O episódio, que “nos enche de vergonha”, conforme desabafou o ministro Gilmar Mendes, torna difícil entender de forma diversa a ocorrência de uma retaliação contra o jornalista – crítico feroz das precipitações exacerbadas dos envolvidos com a operação. Em Porto Velho o ministro Luiz Roberto Barroso declarou que Fachin está envolto em pressões e precisa de proteção institucional. E foi além, ao declarar que uma eventual revisão do acordo com os donos da JBS seria “deslealdade” do estado. Com o que então bandido pode ser desleal com o Estado e o Estado não pode ser desleal com o bandido? Cabe, sim, ao estado, reparar desvios de conduta ética eventualmente praticados por seu agente de qualquer dos poderes. Esse raciocínio se assenta no primado do contrato social, único mecanismo que justifica a existência do Estado, enquanto instituição. Não fosse assim não haveria diferença entre o Estado e a Cosa Nostra!

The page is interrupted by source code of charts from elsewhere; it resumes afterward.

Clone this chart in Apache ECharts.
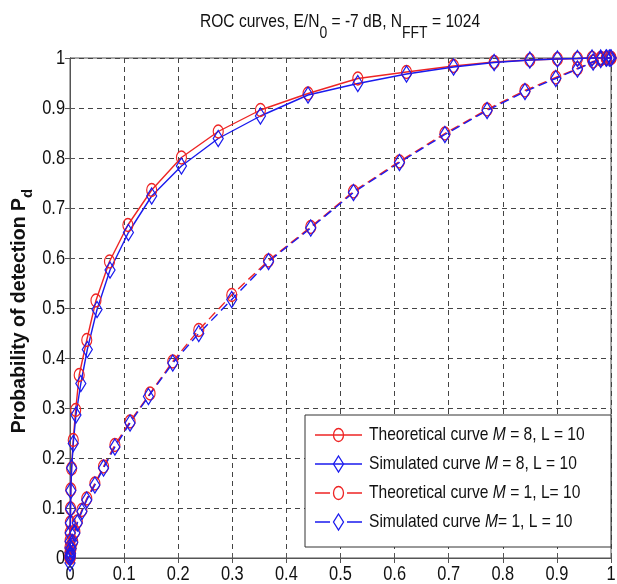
<!DOCTYPE html>
<html>
<head>
<meta charset="utf-8">
<script src="https://cdn.jsdelivr.net/npm/echarts@6/dist/echarts.min.js"></script>
<style>
  html, body { margin: 0; padding: 0; background: #fff; }
  #chart { width: 617px; height: 584px; }
</style>
</head>
<body>
<div id="chart"></div>
<script>
// ROC curves: probability of false alarm (x) vs probability of detection (y)
const pfaTheory8 = [0, 0, 0, 0, 0, 0.0002, 0.0004, 0.0007, 0.001, 0.0015, 0.003, 0.006, 0.0105, 0.017, 0.031, 0.048, 0.073, 0.107, 0.151, 0.206, 0.274, 0.352, 0.44, 0.532, 0.622, 0.709, 0.784, 0.85, 0.901, 0.938, 0.965, 0.981, 0.991, 0.997, 1];
const pdTheory8  = [0, 0.002, 0.006, 0.012, 0.022, 0.035, 0.051, 0.071, 0.099, 0.137, 0.179, 0.236, 0.296, 0.366, 0.436, 0.515, 0.593, 0.666, 0.736, 0.801, 0.853, 0.896, 0.929, 0.959, 0.972, 0.984, 0.992, 0.996, 0.998, 0.999, 1, 1, 1, 1, 1];

const pfaSim8 = [0, 0, 0, 0, 0, 0.0002, 0.0004, 0.0007, 0.001, 0.0015, 0.003, 0.006, 0.011, 0.02, 0.032, 0.05, 0.074, 0.108, 0.151, 0.206, 0.274, 0.352, 0.44, 0.532, 0.622, 0.709, 0.784, 0.85, 0.901, 0.938, 0.965, 0.981, 0.991, 0.997, 1];
const pdSim8  = [-0.01, 0.002, 0.005, 0.011, 0.02, 0.033, 0.05, 0.07, 0.098, 0.135, 0.18, 0.229, 0.286, 0.349, 0.417, 0.497, 0.576, 0.651, 0.724, 0.784, 0.839, 0.884, 0.926, 0.949, 0.968, 0.982, 0.991, 0.996, 0.998, 0.999, 1, 1, 1, 1, 1];

const pfaTheory1 = [0, 0.0005, 0.001, 0.002, 0.005, 0.009, 0.0135, 0.022, 0.031, 0.046, 0.062, 0.083, 0.111, 0.148, 0.19, 0.238, 0.299, 0.367, 0.445, 0.524, 0.609, 0.693, 0.771, 0.841, 0.898, 0.938, 0.967, 0.981, 0.992, 1];
const pdTheory1  = [0, 0.005, 0.01, 0.02, 0.033, 0.053, 0.073, 0.096, 0.119, 0.149, 0.183, 0.226, 0.273, 0.329, 0.393, 0.456, 0.526, 0.595, 0.662, 0.733, 0.793, 0.849, 0.897, 0.935, 0.961, 0.979, 0.993, 0.997, 1, 1];

const pfaSim1 = [0, 0.0005, 0.001, 0.002, 0.005, 0.009, 0.0135, 0.022, 0.031, 0.046, 0.062, 0.083, 0.111, 0.145, 0.19, 0.238, 0.299, 0.367, 0.445, 0.524, 0.609, 0.693, 0.771, 0.841, 0.898, 0.938, 0.967, 0.981, 0.992, 1];
const pdSim1  = [0, 0.004, 0.009, 0.019, 0.031, 0.05, 0.07, 0.093, 0.116, 0.146, 0.18, 0.222, 0.27, 0.323, 0.39, 0.449, 0.517, 0.593, 0.66, 0.731, 0.791, 0.847, 0.895, 0.933, 0.959, 0.978, 0.992, 0.997, 1, 1];

const seriesNames = [
  'Theoretical curve M = 8, L = 10',
  'Simulated curve M = 8, L = 10',
  'Theoretical curve M = 1, L= 10',
  'Simulated curve M= 1, L = 10'
];

// tick values shared by both axes
const axisTicks = [0, 0.1, 0.2, 0.3, 0.4, 0.5, 0.6, 0.7, 0.8, 0.9, 1];
const tickLabels = ['0', '0.1', '0.2', '0.3', '0.4', '0.5', '0.6', '0.7', '0.8', '0.9', '1'];

const SANS = "'Liberation Sans', Arial, sans-serif";
const RED = '#ee2424';
const BLUE = '#1a1aee';
const NARROW = 0.82;   // horizontal squeeze for the condensed lettering

const seriesLook = [
  { color: RED,  symbol: 'circle',  size: [10, 13], dashed: false },
  { color: BLUE, symbol: 'diamond', size: [10, 16], dashed: false },
  { color: RED,  symbol: 'circle',  size: [10, 13], dashed: true },
  { color: BLUE, symbol: 'diamond', size: [10, 16], dashed: true }
];
const seriesX = [pfaTheory8, pfaSim8, pfaTheory1, pfaSim1];
const seriesY = [pdTheory8, pdSim8, pdTheory1, pdSim1];

function pairs(xs, ys) {
  return xs.map((x, i) => [x, ys[i]]);
}

const series = seriesNames.map((name, k) => {
  const look = seriesLook[k];
  return {
    name: name,
    type: 'line',
    data: pairs(seriesX[k], seriesY[k]),
    symbol: look.symbol,
    symbolSize: look.size,
    showSymbol: true,
    clip: false,
    lineStyle: { color: look.color, width: 1.4, type: look.dashed ? [9, 5] : 'solid' },
    itemStyle: { color: 'rgba(0,0,0,0)', borderColor: look.color, borderWidth: 1.3 },
    emphasis: { disabled: true },
    z: 3
  };
});

// Legend box drawn as graphic elements (squeezed lettering like the title)
const LEG = { left: 305, top: 415, right: 611, bottom: 547, firstRow: 435, rowStep: 29, lineL: 315, lineR: 362, textX: 369 };
const LZ = 50;
const legendChildren = [{
  type: 'rect',
  z: LZ,
  shape: { x: LEG.left, y: LEG.top, width: LEG.right - LEG.left, height: LEG.bottom - LEG.top },
  style: { fill: '#fff', stroke: '#333', lineWidth: 1 }
}];
seriesNames.forEach((name, i) => {
  const look = seriesLook[i];
  const cy = LEG.firstRow + i * LEG.rowStep;
  const cx = (LEG.lineL + LEG.lineR) / 2;
  legendChildren.push({
    type: 'line',
    z: LZ + 1,
    shape: { x1: LEG.lineL, y1: cy, x2: LEG.lineR, y2: cy },
    style: { stroke: look.color, lineWidth: 1.4, lineDash: look.dashed ? [15, 17] : null }
  });
  if (look.symbol === 'circle') {
    legendChildren.push({
      type: 'ellipse',
      z: LZ + 2,
      shape: { cx: cx, cy: cy, rx: 5, ry: 6.5 },
      style: { fill: 'none', stroke: look.color, lineWidth: 1.3 }
    });
  } else {
    legendChildren.push({
      type: 'polygon',
      z: LZ + 2,
      shape: { points: [[cx, cy - 8], [cx + 5, cy], [cx, cy + 8], [cx - 5, cy]] },
      style: { fill: 'none', stroke: look.color, lineWidth: 1.3 }
    });
  }
  legendChildren.push({
    type: 'text',
    z: LZ + 2,
    x: LEG.textX,
    y: cy,
    scaleX: NARROW,
    style: {
      text: name.replace('M', '{i|M}'),
      fill: '#111',
      fontFamily: SANS,
      fontSize: 19,
      verticalAlign: 'middle',
      align: 'left',
      rich: {
        i: { fontFamily: SANS, fontSize: 19, fontStyle: 'italic', fill: '#111' }
      }
    }
  });
});

const chart = echarts.init(document.getElementById('chart'), null, { renderer: 'canvas' });

const gridLine = { show: true, lineStyle: { color: '#444', width: 1, type: [5, 4] } };
const boxLine = { show: true, lineStyle: { color: '#555', width: 1 } };
const innerTick = { show: true, inside: true, length: 5, lineStyle: { color: '#555' } };

chart.setOption({
  animation: false,
  backgroundColor: '#fff',
  grid: {
    left: 70, right: 6, top: 58, bottom: 26,
    outerBoundsMode: 'none',
    containLabel: false,
    show: true, borderColor: '#555', borderWidth: 1
  },
  xAxis: [
    {
      type: 'value', min: 0, max: 1, interval: 0.1,
      axisLine: boxLine,
      axisTick: innerTick,
      axisLabel: { show: false },
      splitLine: gridLine
    },
    {
      type: 'value', min: 0, max: 1, interval: 0.1, position: 'top',
      axisLine: boxLine, axisTick: innerTick,
      axisLabel: { show: false }, splitLine: { show: false }
    }
  ],
  yAxis: [
    {
      type: 'value', min: 0, max: 1, interval: 0.1,
      axisLine: boxLine,
      axisTick: innerTick,
      axisLabel: { show: false },
      splitLine: gridLine,
      name: '{b|Probability of detection P}{d|d}',
      nameLocation: 'middle',
      nameRotate: 90,
      nameGap: 40,
      nameTextStyle: {
        padding: [0, 6, 0, 0],
        rich: {
          b: { fontFamily: SANS, fontWeight: 'bold', fontSize: 19.5, color: '#111', verticalAlign: 'top', lineHeight: 20 },
          d: { fontFamily: SANS, fontWeight: 'bold', fontSize: 15, color: '#111', verticalAlign: 'top', lineHeight: 15, padding: [10, 0, 0, 0] }
        }
      }
    },
    {
      type: 'value', min: 0, max: 1, interval: 0.1, position: 'right',
      axisLine: boxLine, axisTick: innerTick,
      axisLabel: { show: false }, splitLine: { show: false }
    }
  ],
  graphic: [
    {
      id: 'title',
      type: 'text',
      x: 340,
      y: 12,
      scaleX: NARROW,
      silent: true,
      style: {
        text: '{a|ROC curves, E/N}{s|0}{a| = -7 dB, N}{s|FFT}{a| = 1024}',
        align: 'center',
        verticalAlign: 'top',
        fill: '#111',
        fontFamily: SANS,
        fontSize: 19,
        rich: {
          a: { fontFamily: SANS, fontSize: 19, fill: '#111', verticalAlign: 'top', lineHeight: 20 },
          s: { fontFamily: SANS, fontSize: 17, fill: '#111', verticalAlign: 'top', lineHeight: 18, padding: [13, 0, 0, 0] }
        }
      }
    },
    {
      id: 'legendBox',
      type: 'group',
      silent: true,
      z: LZ,
      children: legendChildren
    }
  ],
  series: series
});

// Tick labels in the same condensed lettering, placed through the axes' own scales
const tickElements = [];
const yBottom = chart.convertToPixel({ yAxisIndex: 0 }, 0);
const xLeft = chart.convertToPixel({ xAxisIndex: 0 }, 0);
axisTicks.forEach((v, i) => {
  tickElements.push({
    id: 'xtick' + i,
    type: 'text',
    silent: true,
    x: chart.convertToPixel({ xAxisIndex: 0 }, v),
    y: yBottom + 6,
    scaleX: NARROW,
    style: { text: tickLabels[i], fontFamily: SANS, fontSize: 20, fill: '#111', align: 'center', verticalAlign: 'top' }
  });
  tickElements.push({
    id: 'ytick' + i,
    type: 'text',
    silent: true,
    x: xLeft - 5,
    y: chart.convertToPixel({ yAxisIndex: 0 }, v),
    scaleX: NARROW,
    style: { text: tickLabels[i], fontFamily: SANS, fontSize: 20, fill: '#111', align: 'right', verticalAlign: 'middle' }
  });
});
chart.setOption({ graphic: tickElements });
</script>
</body>
</html>
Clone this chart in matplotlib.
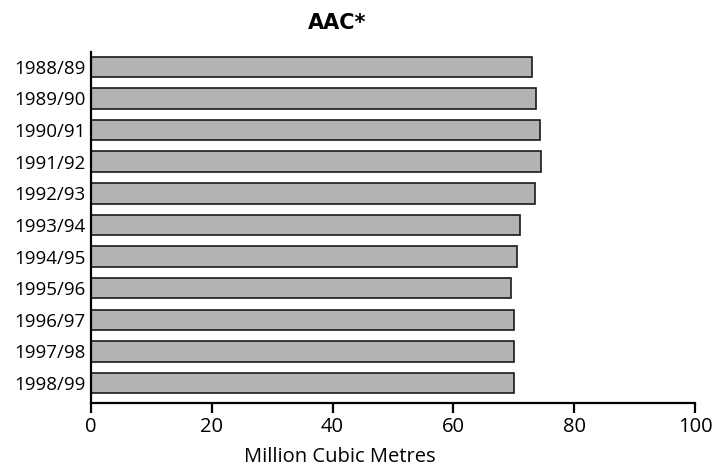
import matplotlib
matplotlib.use("Agg")
import matplotlib.pyplot as plt
import numpy as np

# data
years = ["1988/89", "1989/90", "1990/91", "1991/92", "1992/93", "1993/94",
         "1994/95", "1995/96", "1996/97", "1997/98", "1998/99"]
aac = [73.0, 73.6, 74.4, 74.5, 73.5, 71.1, 70.5, 69.6, 70.0, 70.1, 70.1]

plt.rcParams['font.family'] = ['Open Sans', 'DejaVu Sans']

W, H = 715, 469
fig = plt.figure(figsize=(W / 100, H / 100), dpi=100)
ax = fig.add_axes([91 / W, 1 - 403 / H, 604 / W, 351 / H])

y = np.arange(len(years))
ax.barh(y, aac, height=0.65, color="#b3b3b3", edgecolor="#1a1a1a", linewidth=1.2)

ax.set_xlim(0, 100)
ax.set_ylim(10.63, -0.47)
ax.set_xticks([0, 20, 40, 60, 80, 100])
ax.set_yticks(y)
ax.set_yticklabels(years)

ax.spines['top'].set_visible(False)
ax.spines['right'].set_visible(False)
ax.spines['left'].set_linewidth(1.6)
ax.spines['bottom'].set_linewidth(1.6)
ax.tick_params(axis='x', direction='out', length=7, width=1.6, labelsize=14.5, pad=3)
ax.tick_params(axis='y', length=0, labelsize=13.5, pad=4)

# title and axis label sit left of the axis centre in the reference
fig.text(340 / W, 1 - 462 / H, "Million Cubic Metres", ha='center', va='baseline', fontsize=14.5)
fig.text(337 / W, 1 - 29 / H, "AAC*", ha='center', va='baseline', fontsize=15,
         fontweight='bold', family=['DejaVu Sans'])

fig.savefig("out.png", dpi=100)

Mensagem do presidente Luiz Viana, da OAB/Bahia assinala que malgrado a sofisticação do argumento, o ministro Barroso faz tábula rasa do princípio da legalidade: “A ética do Estado é a ética da lei. Os atos administrativos inclusive os contratos ou são plenamente legais ou são inválidos. A avaliação não passa pela ética e sim pela legalidade. As delações premiadas são contratos submetidos a requisitos legais gerais a todos os contratos administrativos e também aqueles requisitos legais específicos previstos na Lei 12850. Se estiverem satisfeitos todos os requisitos legais para validade e eficácia das delações, não pode haver revisão unilateral do contrato por nenhum dos contratantes. Se não estiverem atendidos, é dever da administração pública ou do juiz rever o ato reconhecendo sua invalidade. A avaliação portanto não passa pela ética mas sim pelo direito. O ministro Barroso está errado!”